What you will do:
Where a line in the listing below contains the word "image", copy that line.

|---|

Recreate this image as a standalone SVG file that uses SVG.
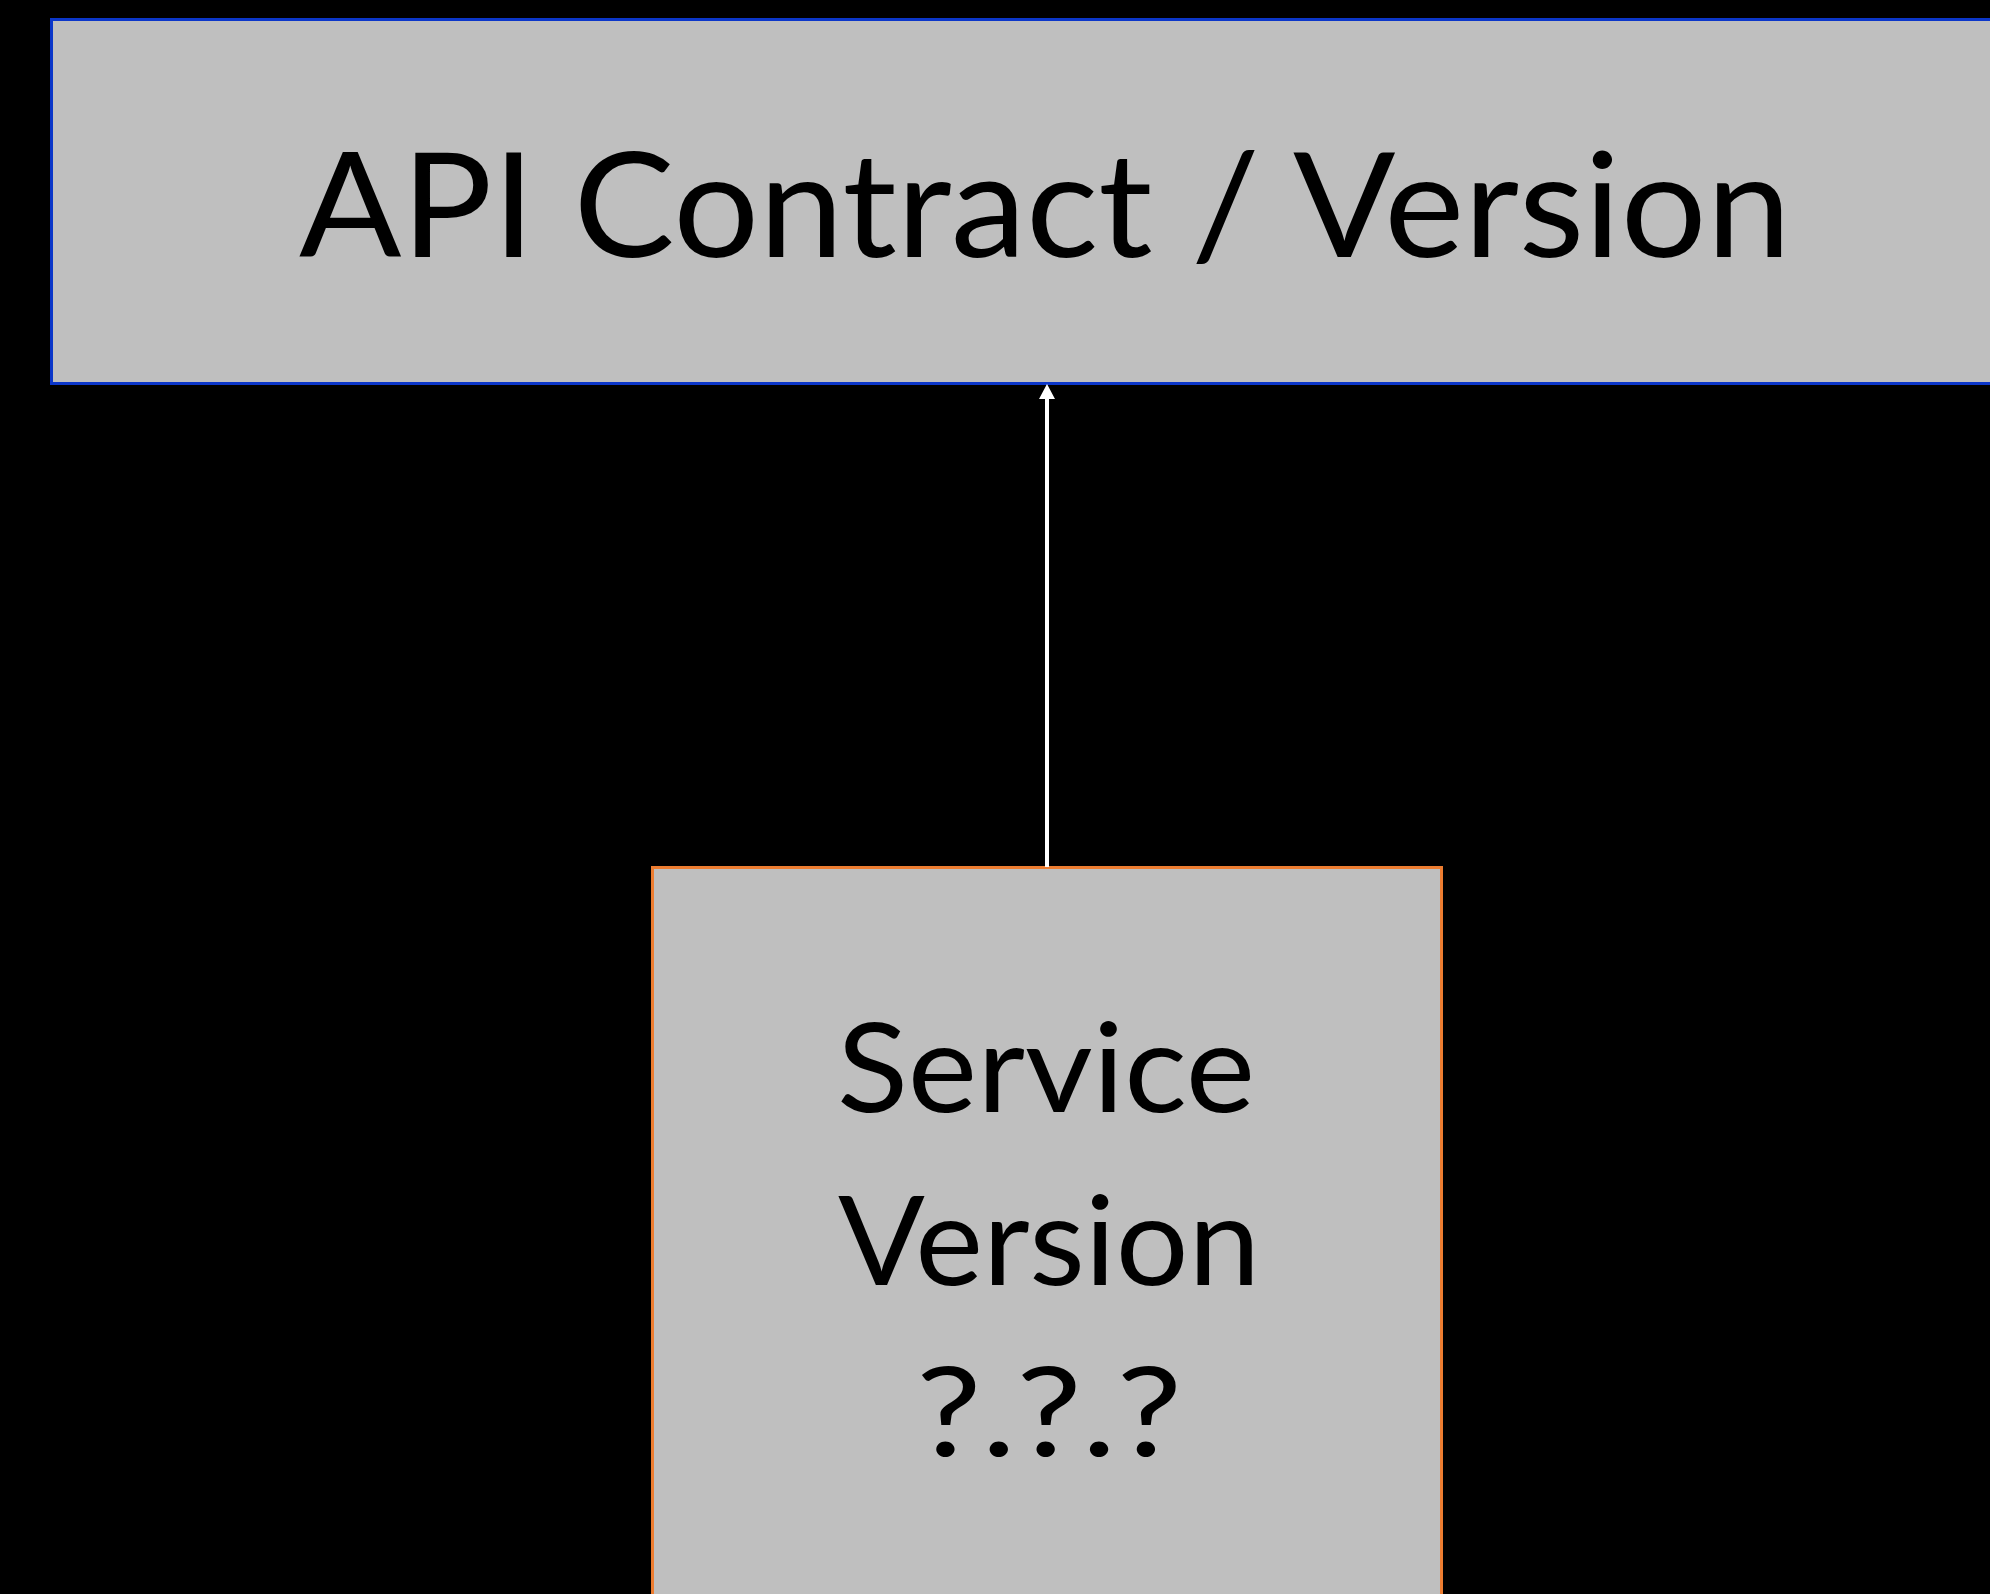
<svg xmlns="http://www.w3.org/2000/svg" width="1990" height="1594" viewBox="0 0 1990 1594">
<style>
.box{fill:#bfbfbf;stroke-width:3}
.lbl{font-family:Lato,"Open Sans","Liberation Sans",sans-serif;fill:#000;text-anchor:middle}
</style>
<rect x="0" y="0" width="1990" height="1594" fill="#000"/>
<g id="node-api">
<rect class="box" x="51.5" y="19.5" width="2000" height="364" stroke="#0b36c9"/>
<text class="lbl" x="1045" y="257" font-size="146" textLength="1492" lengthAdjust="spacingAndGlyphs">API Contract / Version</text>
</g>
<g id="node-service">
<rect class="box" x="652.5" y="867.5" width="789" height="800" stroke="#ed7d31"/>
<text class="lbl" x="1046" y="1112" font-size="124" textLength="418" lengthAdjust="spacingAndGlyphs">Service</text>
<text class="lbl" x="1049" y="1285" font-size="124" textLength="422" lengthAdjust="spacingAndGlyphs">Version</text>
<text class="lbl" x="1049" y="1456" font-size="124" textLength="266" lengthAdjust="spacingAndGlyphs">?.?.?</text>
</g>
<g id="connectors">
<line x1="1047" y1="867" x2="1047" y2="397" stroke="#fff" stroke-width="4"/>
<polygon points="1047,384 1039,399 1055,399" fill="#fff"/>
</g>
</svg>
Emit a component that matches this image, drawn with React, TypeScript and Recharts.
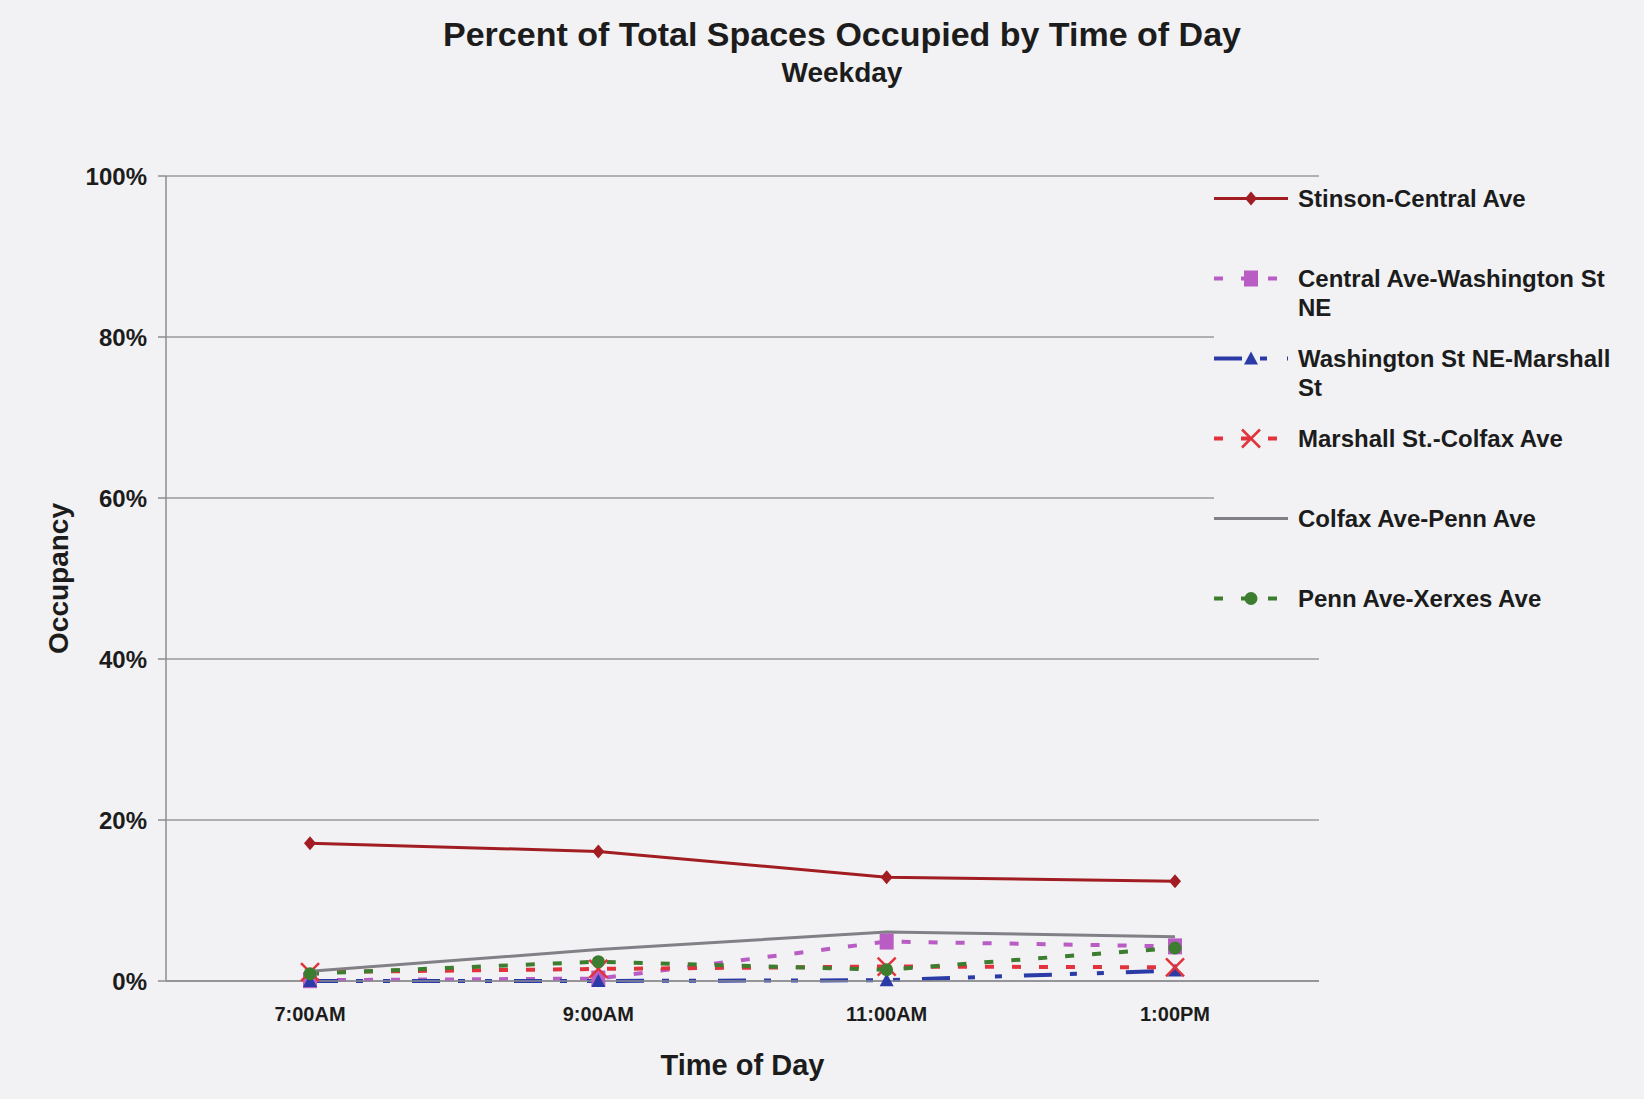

|---|

Output for this exercise:
Recreate this image as a standalone SVG file that uses SVG.
Emit a component that matches this image, drawn with React, TypeScript and Recharts.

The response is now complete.